<<<<

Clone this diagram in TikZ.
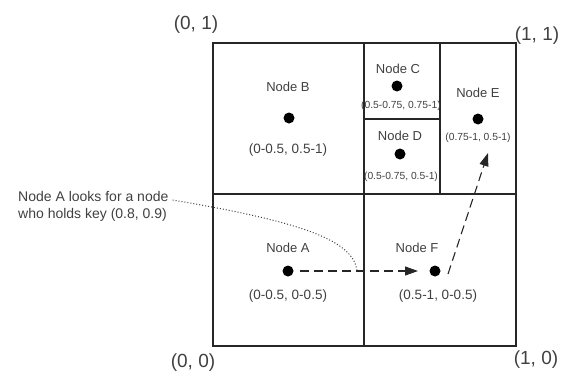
\documentclass[tikz,border=0pt]{standalone}
\usepackage{fontspec}
\setmainfont{Liberation Sans}
\usetikzlibrary{arrows.meta, positioning}

\begin{document}
\begin{tikzpicture}[
    x=1pt, y=-1pt,
    zone/.style={draw=black!85, line width=1.3pt},
    dot/.style={circle, fill=black, inner sep=0pt, minimum size=11pt},
    lbl/.style={text=black!75, inner sep=0pt, font=\fontsize{13}{15}\selectfont},
    rng/.style={text=black!75, inner sep=0pt, font=\fontsize{13.5}{16}\selectfont},
    small/.style={text=black!75, inner sep=0pt, font=\fontsize{10.3}{12}\selectfont},
    corner/.style={text=black!75, inner sep=0pt, font=\fontsize{19}{22}\selectfont},
    note/.style={text=black!75, inner sep=0pt, align=left, font=\fontsize{14}{17}\selectfont},
    hop/.style={-{Triangle[length=13pt, width=9pt]}, dash pattern=on 9pt off 5pt, line width=1.1pt, black!85},
    look/.style={dotted, line width=1pt, black!75},
]
\useasboundingbox (0,0) rectangle (572,383);

% Zones
\draw[zone] (213,43) rectangle (516,346);
\draw[zone] (364,43) -- (364,346);
\draw[zone] (213,194) -- (516,194);
\draw[zone] (440,43) -- (440,194);
\draw[zone] (364,119) -- (440,119);

% Corners
\node[corner] (c01) at (196,25) {(0, 1)};
\node[corner] (c11) at (537,36) {(1, 1)};
\node[corner] (c00) at (193,363) {(0, 0)};
\node[corner] (c10) at (536,360) {(1, 0)};

% Nodes
\node[dot] (dotB) at (289,118) {};
\node[lbl] (labB) at (288,87) {Node B};
\node[rng] (rngB) at (288,150) {(0-0.5, 0.5-1)};

\node[dot] (dotC) at (397,86) {};
\node[lbl] (labC) at (398,69) {Node C};
\node[small] (rngC) at (401,106) {(0.5-0.75, 0.75-1)};

\node[dot] (dotD) at (400,154) {};
\node[lbl] (labD) at (400,136) {Node D};
\node[small] (rngD) at (401,177) {(0.5-0.75, 0.5-1)};

\node[dot] (dotE) at (478,119) {};
\node[lbl] (labE) at (478,93) {Node E};
\node[small] (rngE) at (478,138) {(0.75-1, 0.5-1)};

\node[dot] (dotA) at (288,271) {};
\node[lbl] (labA) at (288,248) {Node A};
\node[rng] (rngA) at (288,296) {(0-0.5, 0-0.5)};

\node[dot] (dotF) at (435,271) {};
\node[lbl] (labF) at (417,248) {Node F};
\node[rng] (rngF) at (438,296) {(0.5-1, 0-0.5)};

% Query
\node[note, anchor=west] (query) at (18,206) {Node A looks for a node\\who holds key (0.8, 0.9)};
\coordinate (hit) at (357,271);
\coordinate (nearE) at (488,153);

% Arrows
\draw[hop] ([xshift=12pt]dotA.center) -- ([xshift=-17pt]dotF.center);
\draw[hop] ([xshift=13pt, yshift=-3pt]dotF.center) -- (nearE);
\draw[look] ([xshift=4pt, yshift=6pt]query.east) .. controls (290,220) and (354,238) .. (hit);

\end{tikzpicture}
\end{document}
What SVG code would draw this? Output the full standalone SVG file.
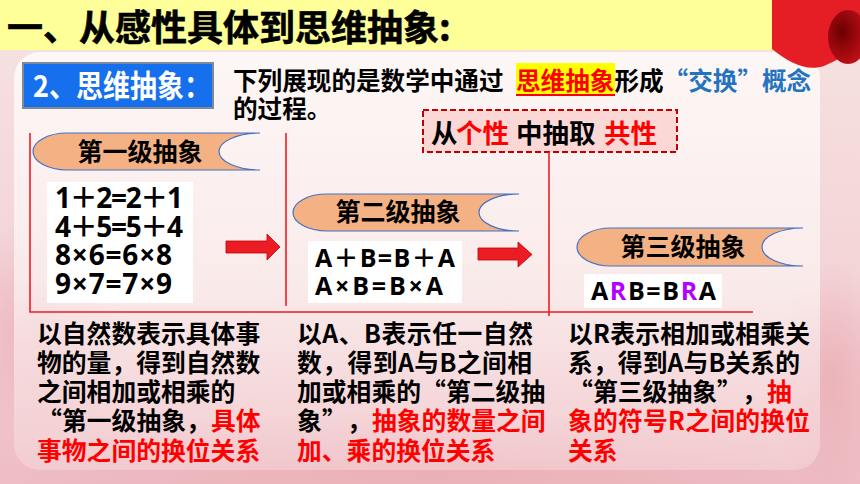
<svg xmlns="http://www.w3.org/2000/svg" width="860" height="484" viewBox="0 0 860 484">
<defs>
<linearGradient id="bgG" x1="0" y1="0" x2="0" y2="1">
<stop offset="0" stop-color="#f7e3e2"/>
<stop offset="0.6" stop-color="#f3d3d6"/>
<stop offset="1" stop-color="#eebcc3"/>
</linearGradient>
<linearGradient id="panelG" x1="0" y1="0" x2="0" y2="1">
<stop offset="0" stop-color="#fdf8f7" stop-opacity="0.95"/>
<stop offset="0.55" stop-color="#fbefee" stop-opacity="0.85"/>
<stop offset="1" stop-color="#f6dadd" stop-opacity="0.5"/>
</linearGradient>
<radialGradient id="blob" cx="0.5" cy="0.5" r="0.5">
<stop offset="0" stop-color="#e9a9b1" stop-opacity="0.7"/>
<stop offset="1" stop-color="#e9a9b1" stop-opacity="0"/>
</radialGradient>
<radialGradient id="darkR" cx="0.35" cy="0.4" r="0.7">
<stop offset="0" stop-color="#6a0000"/>
<stop offset="1" stop-color="#c8101a"/>
</radialGradient>
<style>
.cjk{font-family:"Noto Sans CJK SC","Noto Sans CJK TC",sans-serif;font-weight:700}
.eq{font-family:"Open Sans","Noto Sans CJK SC",sans-serif;font-weight:700;fill:#000}
.body{font-family:"Noto Sans CJK SC",sans-serif;font-weight:700;font-size:24.8px;fill:#000}
.red{fill:#ff0000}
.banner{fill:#f4b183;stroke:#4472c4;stroke-width:1.2}
.bt{font-family:"Noto Sans CJK SC",sans-serif;font-weight:700;font-size:25px;fill:#000;text-anchor:middle}
.eqbox{fill:#ffffff}
.rl{stroke:#f01c24;stroke-width:1.6;fill:none}
.arrow{fill:#ec1c24;stroke:#c00000;stroke-width:0.8}
</style>
</defs>

<!-- background -->
<rect x="0" y="0" width="860" height="484" fill="url(#bgG)"/>
<ellipse cx="40" cy="330" rx="90" ry="110" fill="url(#blob)"/>
<ellipse cx="430" cy="470" rx="420" ry="60" fill="url(#blob)"/>
<ellipse cx="830" cy="380" rx="60" ry="120" fill="url(#blob)"/>
<rect x="14" y="52" width="806" height="418" rx="26" fill="url(#panelG)"/>

<!-- top bar -->
<rect x="0" y="0" width="772" height="50" fill="#ffff99"/>
<path d="M772,0 H860 V46 C850,52 838,60 824,66 C806,72 788,62 772,49 Z" fill="#e51d25"/>
<ellipse cx="848" cy="37" rx="20" ry="27" fill="url(#darkR)"/>
<text x="7" y="41" class="cjk" font-size="36" fill="#000" stroke="#000" stroke-width="0.6">一、从感性具体到思维抽象:</text>

<!-- section label -->
<g id="section-label">
<rect x="23" y="63" width="190" height="45" fill="#1670ee" stroke="#7f8a99" stroke-width="2"/>
<text class="cjk" font-size="27" fill="#ffffff" transform="translate(33,97) scale(1,1.12)">2、思维抽象：</text>
</g>

<g id="intro">
<rect x="516" y="63" width="99" height="33" fill="#ffff00"/>
<line x1="516" y1="95" x2="615" y2="95" stroke="#ff0000" stroke-width="2"/>
<text y="90" class="cjk" font-size="24.6" fill="#000"><tspan x="233">下列展现的是数学中通过</tspan><tspan x="516" fill="#ff0000">思维抽象</tspan><tspan>形成</tspan><tspan fill="#2473c0">“交换”概念</tspan><tspan x="233" y="118" fill="#000">的过程。</tspan></text>
</g>

<g id="common-box">
<rect x="423" y="110" width="254" height="42" fill="#fbd7d6" stroke="#c00000" stroke-width="2" stroke-dasharray="6 3"/>
<text y="143" class="cjk" font-size="26.5" fill="#000"><tspan x="431">从</tspan><tspan x="456" fill="#ff0000">个性</tspan><tspan x="516">中抽取</tspan><tspan x="604" fill="#ff0000">共性</tspan></text>
</g>

<!-- connectors -->
<g id="connectors">
<polyline class="rl" points="30,133 30,312 753,312"/>
<line class="rl" x1="286" y1="133" x2="286" y2="306"/>
<line class="rl" x1="549" y1="152" x2="549" y2="316"/>
<polygon class="arrow" points="226,241 267,241 267,234 280,247 267,260 267,253 226,253"/>
<polygon class="arrow" points="478,248 518,248 518,242 532,254.5 518,267 518,260 478,260"/>
</g>

<g id="level1">
<path class="banner" d="M260,133 H67 A34,18.5 0 0 0 67,170 H260 A41,18.5 0 0 1 260,133 Z"/>
<text x="140" y="161" class="bt">第一级抽象</text>
<rect class="eqbox" x="47" y="182" width="146" height="121"/>
<text class="eq" font-size="28"><tspan x="55" y="208" textLength="128" lengthAdjust="spacing">1＋2=2＋1</tspan><tspan x="55" y="237" textLength="128" lengthAdjust="spacing">4＋5=5＋4</tspan><tspan x="55" y="265" textLength="117" lengthAdjust="spacing">8×6=6×8</tspan><tspan x="55" y="294" textLength="117" lengthAdjust="spacing">9×7=7×9</tspan></text>
</g>

<g id="level2">
<path class="banner" d="M519,194 H327 A34,18.5 0 0 0 327,231 H519 A40,18.5 0 0 1 519,194 Z"/>
<text x="398" y="221" class="bt">第二级抽象</text>
<rect class="eqbox" x="308" y="241" width="154" height="62"/>
<text class="eq" font-size="25"><tspan x="315" y="267" textLength="140" lengthAdjust="spacing">A＋B=B＋A</tspan><tspan x="315" y="295" textLength="128" lengthAdjust="spacing">A×B=B×A</tspan></text>
</g>

<g id="level3">
<path class="banner" d="M803,228 H611 A34,19 0 0 0 611,266 H803 A41,19 0 0 1 803,228 Z"/>
<text x="683" y="256" class="bt">第三级抽象</text>
<rect class="eqbox" x="584" y="274" width="138" height="34"/>
<text class="eq" font-size="25" x="591" y="300" textLength="125" lengthAdjust="spacing">A<tspan fill="#b400ff">R</tspan>B=B<tspan fill="#b400ff">R</tspan>A</text>
</g>

<g id="desc1">
<text class="body"><tspan x="37" y="343">以自然数表示具体事</tspan><tspan x="37" y="372">物的量，得到自然数</tspan><tspan x="37" y="401">之间相加或相乘的</tspan><tspan x="37" y="430">“</tspan><tspan x="62" y="430">第一级抽象，</tspan><tspan x="211" y="430" class="red">具体</tspan><tspan x="37" y="460" class="red">事物之间的换位关系</tspan></text>
</g>

<g id="desc2">
<text class="body"><tspan x="297" y="343" textLength="236" lengthAdjust="spacing">以A、B表示任一自然</tspan><tspan x="297" y="372" textLength="235" lengthAdjust="spacing">数，得到A与B之间相</tspan><tspan x="297" y="401">加或相乘的</tspan><tspan x="421" y="401">“</tspan><tspan x="446" y="401">第二级抽</tspan><tspan x="297" y="430">象</tspan><tspan x="322" y="430">”</tspan><tspan x="347" y="430">，</tspan><tspan x="372" y="430" class="red">抽象的数量之间</tspan><tspan x="297" y="460" class="red">加、乘的换位关系</tspan></text>
</g>

<g id="desc3">
<text class="body"><tspan x="568" y="343" textLength="242" lengthAdjust="spacing">以R表示相加或相乘关</tspan><tspan x="568" y="372" textLength="232" lengthAdjust="spacing">系，得到A与B关系的</tspan><tspan x="568" y="401">“</tspan><tspan x="593" y="401">第三级抽象</tspan><tspan x="717" y="401">”</tspan><tspan x="742" y="401">，</tspan><tspan x="767" y="401" class="red">抽</tspan><tspan x="568" y="430" class="red" textLength="242" lengthAdjust="spacing">象的符号R之间的换位</tspan><tspan x="568" y="460" class="red">关系</tspan></text>
</g>
</svg>
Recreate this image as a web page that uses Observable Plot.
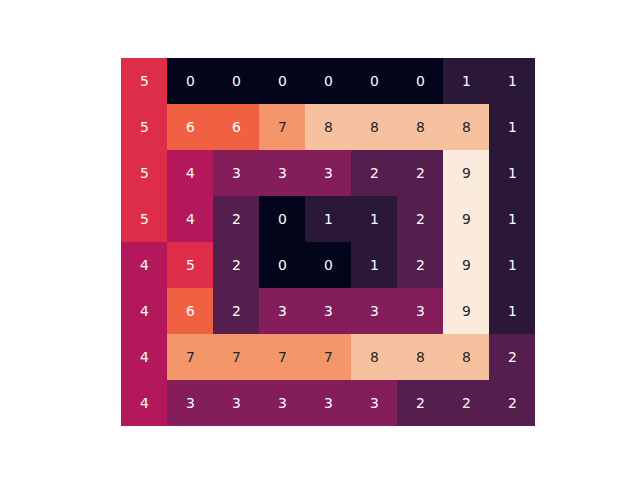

>>>>

WHAT IS BEING ASKED => Copy out all lines where the word "this" appears.

EXERCISE ANSWER =>
Clone this diagram in TikZ.
What SVG code would draw this? Output the full standalone SVG file.
Recreate this image as a web page that uses Observable Plot.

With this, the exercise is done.